Unlike many terms consumers come across on pet food labels, the word “natural” actually has some meaning. The Association of American Feed Control Officials (AAFCO) defines “natural” as being derived “solely from plant, animal or mined sources, either in its unprocessed state or having been subjected to physical processing, heat processing, rendering, purification extraction, hydrolysis, enzymolysis or fermentation, but not having been produced by or subject to a chemically synthetic process and not containing any additives or processing aids that are chemically synthetic except in amounts as might occur unavoidably in good manufacturing practices.” Perhaps that’s not the most concise definition, but it’s better than nothing.
Owners looking to feed their dogs and cats high quality foods often look for the word “natural” on pet food labels to help inform their choices, but that alone is not sufficient for two important reasons:
1. “Natural” doesn’t always equate to “high quality.”

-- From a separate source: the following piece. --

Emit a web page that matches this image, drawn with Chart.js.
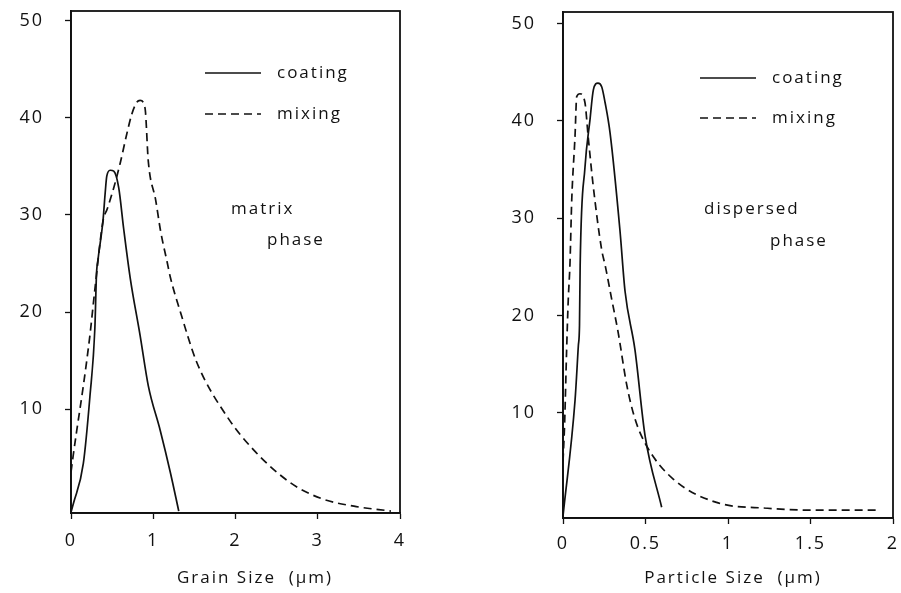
<!DOCTYPE html>
<html>
<head>
<meta charset="utf-8">
<script src="https://cdn.jsdelivr.net/npm/chart.js@4.4.1/dist/chart.umd.min.js"></script>
<style>
  html, body { margin: 0; padding: 0; background: #fff; }
  #wrap { position: relative; width: 901px; height: 593px; }
  canvas { position: absolute; top: 0; }
  #left { left: 0; }
  #right { left: 450px; }
</style>
</head>
<body>
<div id="wrap">
  <canvas id="left" width="450" height="593"></canvas>
  <canvas id="right" width="451" height="593"></canvas>
</div>
<script>
// matrix phase (left panel), grain size in um
const matrixCoatingX = [0, 0.03, 0.15, 0.23, 0.29, 0.31, 0.33, 0.39, 0.415, 0.435, 0.476, 0.52, 0.58, 0.64, 0.72, 0.84, 0.94, 1.085, 1.21, 1.31]
const matrixCoatingY = [-0.6, 0.3, 4.4, 11.3, 18.3, 23.9, 25.5, 29.5, 32.2, 34.0, 34.6, 34.5, 32.8, 28.6, 23.5, 17.6, 12.4, 7.8, 3.4, -0.5]
const matrixMixingX = [0, 0.02, 0.07, 0.15, 0.23, 0.29, 0.39, 0.44, 0.52, 0.60, 0.68, 0.74, 0.80, 0.84, 0.90, 0.94, 1.03, 1.09, 1.17, 1.21, 1.33, 1.53, 1.9, 2.22, 2.67, 3.04, 3.44, 3.89]
const matrixMixingY = [3.5, 4.8, 7.8, 12.4, 17.6, 22.3, 29.4, 30.6, 32.8, 35.4, 38.4, 40.4, 41.6, 41.8, 41.0, 35.5, 31.5, 28.3, 25.1, 23.5, 20.0, 14.8, 9.2, 5.8, 2.4, 0.8, 0, -0.5]

// dispersed phase (right panel), particle size in um
const dispersedCoatingX = [0, 0.073, 0.093, 0.100, 0.104, 0.133, 0.164, 0.184, 0.212, 0.235, 0.255, 0.285, 0.345, 0.376, 0.436, 0.497, 0.598]
const dispersedCoatingY = [-0.6, 11.3, 16.9, 19.0, 25.2, 35.2, 40.2, 43.2, 43.9, 43.5, 41.9, 38.8, 28.8, 22.5, 16.5, 7.7, 0.3]
const dispersedMixingX = [0, 0.01, 0.022, 0.032, 0.042, 0.053, 0.073, 0.083, 0.103, 0.133, 0.152, 0.182, 0.234, 0.255, 0.295, 0.335, 0.386, 0.436, 0.507, 0.668, 0.93, 1.24, 1.54, 1.91]
const dispersedMixingY = [5, 9, 16.5, 21.7, 25.2, 31.9, 38.5, 42.5, 42.8, 41.9, 38.5, 33.5, 26.8, 25.2, 21.7, 18.2, 12.9, 9.4, 6.6, 3.2, 0.8, 0.2, 0, 0]

const seriesNames = ['coating', 'mixing']
const yTicks = [10, 20, 30, 40, 50]
const yLabels = ['10', '20', '30', '40', '50']
const grainTicks = [0, 1, 2, 3, 4]
const grainLabels = ['0', '1', '2', '3', '4']
const particleTicks = [0, 0.5, 1, 1.5, 2]
const particleLabels = ['0', '0.5', '1', '1.5', '2']

const ink = '#111'
const fontFamily = '"Open Sans", "DejaVu Sans", sans-serif'
const tickFont = { family: fontFamily, size: 18, weight: 400 }

const toPoints = (xs, ys) => xs.map((x, i) => ({ x, y: ys[i] }))

const decor = {
  id: 'decor',
  beforeDraw (chart) {
    chart.ctx.letterSpacing = '2px'
  },
  afterDraw (chart, args, o) {
    const { ctx, chartArea: a } = chart
    ctx.save()
    ctx.strokeStyle = ink
    ctx.lineWidth = 1.8
    ctx.strokeRect(a.left, a.top, a.right - a.left, a.bottom - a.top)

    ctx.font = '400 17px ' + fontFamily
    ctx.fillStyle = ink
    ctx.textBaseline = 'middle'
    ctx.textAlign = 'left'
    chart.data.datasets.forEach((ds, i) => {
      const y = o.legendY + i * o.legendGap
      ctx.lineWidth = 1.7
      ctx.setLineDash(ds.borderDash || [])
      ctx.beginPath()
      ctx.moveTo(o.legendX, y)
      ctx.lineTo(o.legendX + 56, y)
      ctx.stroke()
      ctx.setLineDash([])
      ctx.fillText(ds.label, o.legendX + 72, y)
    })
    o.notes.forEach(n => ctx.fillText(n.text, n.x, n.y))

    ctx.textAlign = 'center'
    ctx.fillText(o.title, o.titleX, o.titleY)
    ctx.restore()
  }
}

function makeChart (el, cfg) {
  // eslint-disable-next-line no-undef
  return new Chart(el, {
    type: 'line',
    data: {
      datasets: [
        { label: seriesNames[0], data: toPoints(cfg.coatingX, cfg.coatingY), borderColor: ink, borderWidth: 1.7, pointRadius: 0, cubicInterpolationMode: 'monotone' },
        { label: seriesNames[1], data: toPoints(cfg.mixingX, cfg.mixingY), borderColor: ink, borderWidth: 1.7, borderDash: [8, 5], pointRadius: 0, cubicInterpolationMode: 'monotone' }
      ]
    },
    options: {
      responsive: false,
      animation: false,
      layout: { padding: { left: 0, top: cfg.top, right: cfg.right, bottom: 0 } },
      plugins: {
        legend: { display: false },
        tooltip: { enabled: false },
        decor: cfg.decor
      },
      scales: {
        x: {
          type: 'linear',
          min: 0,
          max: cfg.xTicks[cfg.xTicks.length - 1],
          afterFit: s => {
            s.height = cfg.xHeight
            s.paddingLeft = 0
            s.paddingRight = 0
          },
          afterBuildTicks: s => { s.ticks = cfg.xTicks.map(v => ({ value: v })) },
          ticks: {
            color: ink,
            font: tickFont,
            padding: cfg.xPad,
            maxRotation: 0,
            autoSkip: false,
            callback: v => cfg.xLabels[cfg.xTicks.indexOf(v)]
          },
          grid: { drawOnChartArea: false, tickLength: 6, tickColor: ink, tickWidth: 1.3 },
          border: { color: ink, width: 1.8 }
        },
        y: {
          min: cfg.yMin,
          max: cfg.yMax,
          afterFit: s => {
            s.width = cfg.yWidth
            s.paddingTop = 0
            s.paddingBottom = 0
          },
          afterBuildTicks: s => { s.ticks = yTicks.map(v => ({ value: v })) },
          ticks: {
            color: ink,
            font: tickFont,
            padding: cfg.yPad,
            callback: v => yLabels[yTicks.indexOf(v)]
          },
          grid: { drawOnChartArea: false, tickLength: 6, tickColor: ink, tickWidth: 1.3 },
          border: { color: ink, width: 1.8 }
        }
      }
    },
    plugins: [decor]
  })
}

makeChart(document.getElementById('left'), {
  coatingX: matrixCoatingX,
  coatingY: matrixCoatingY,
  mixingX: matrixMixingX,
  mixingY: matrixMixingY,
  xTicks: grainTicks,
  xLabels: grainLabels,
  yMin: -0.7,
  yMax: 51,
  top: 11,
  right: 50,
  xHeight: 80,
  yWidth: 71,
  xPad: 11,
  yPad: 21,
  decor: {
    legendX: 205,
    legendY: 73,
    legendGap: 41,
    notes: [{ text: 'matrix', x: 231, y: 209 }, { text: 'phase', x: 267, y: 240 }],
    title: 'Grain Size  (µm)',
    titleX: 255,
    titleY: 578
  }
})

makeChart(document.getElementById('right'), {
  coatingX: dispersedCoatingX,
  coatingY: dispersedCoatingY,
  mixingX: dispersedMixingX,
  mixingY: dispersedMixingY,
  xTicks: particleTicks,
  xLabels: particleLabels,
  yMin: -0.8,
  yMax: 51.2,
  top: 12,
  right: 8,
  xHeight: 75,
  yWidth: 113,
  xPad: 9,
  yPad: 21,
  decor: {
    legendX: 250,
    legendY: 78,
    legendGap: 40,
    notes: [{ text: 'dispersed', x: 254, y: 209 }, { text: 'phase', x: 320, y: 241 }],
    title: 'Particle Size  (µm)',
    titleX: 283,
    titleY: 578
  }
})
</script>
</body>
</html>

The AAFCO definition of “natural” basically says that an ingredient can be modified but not over processed. For example, a hunk of beef may be labeled as natural even if it has been cooked or ground into a hamburger. On the other hand, lean finely textured beef (the “pink slime” that was in the news recently) may be derived from cattle but bears so little resemblance to its original state that it could obviously not be labeled as “natural” on a pet food label.

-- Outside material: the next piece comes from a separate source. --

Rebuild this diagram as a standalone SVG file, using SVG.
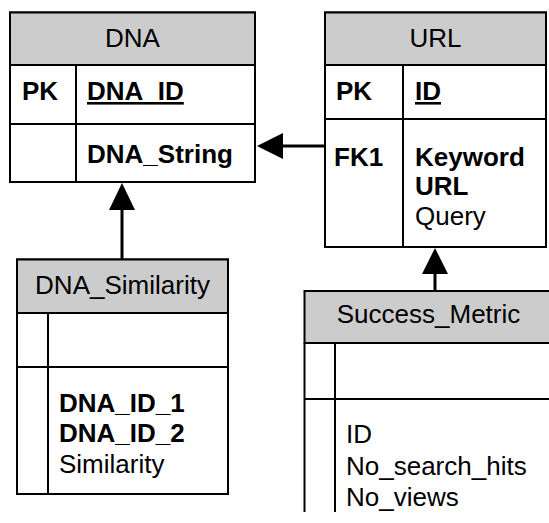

By going with the “natural” label, owners can avoid highly processed ingredients like pink slime, but they still run the risk of feeding their pets low-quality foods. An ingredient may be labeled as natural even if it doesn’t provide much in the way of nutritional value to a pet or is handled in a way that promotes food borne illness. The best way to ensure that pets eat only high quality foods is to purchase products made by companies that put a premium on pet health through research, having veterinarians and veterinary nutritionists on staff, and impeccable quality control.
2. “Natural” says nothing about whether or not a food is nutritionally balanced.
Eating natural ingredients is good, but if they don’t appear in the diet in the right proportions any health benefit they confer will be overwhelmed by the adverse effect of eating an imbalanced diet. Think of it this way. If I were to eat nothing but natural carrots, I would soon get sick (and turn orange), even if the carrots were of the highest quality. We can feed our pets foods made from natural ingredients, but if those foods contain too little or too much of one or more nutrients, their health is going to suffer.
When thinking about balance, we need to shift from the concept of ingredients to one of nutrients. Pets don’t have a nutritional need for beef, they need protein, which many different ingredients can supply. Dogs and cats require certain amounts of vitamins, minerals, carbohydrates, fats, and protein (even down to the level of individual amino acids) to thrive, but those requirements can be met through an almost infinite combination of ingredients. Owners who focus too much on ingredients and too little on nutrients may be inadvertently putting their pet’s health at risk.
Relying too heavily on general recommendations concerning pet nutrition can also be dangerous. The best source for advice about what to feed a particular pet is the veterinarian who is most familiar with that individual’s health history and nutritional needs.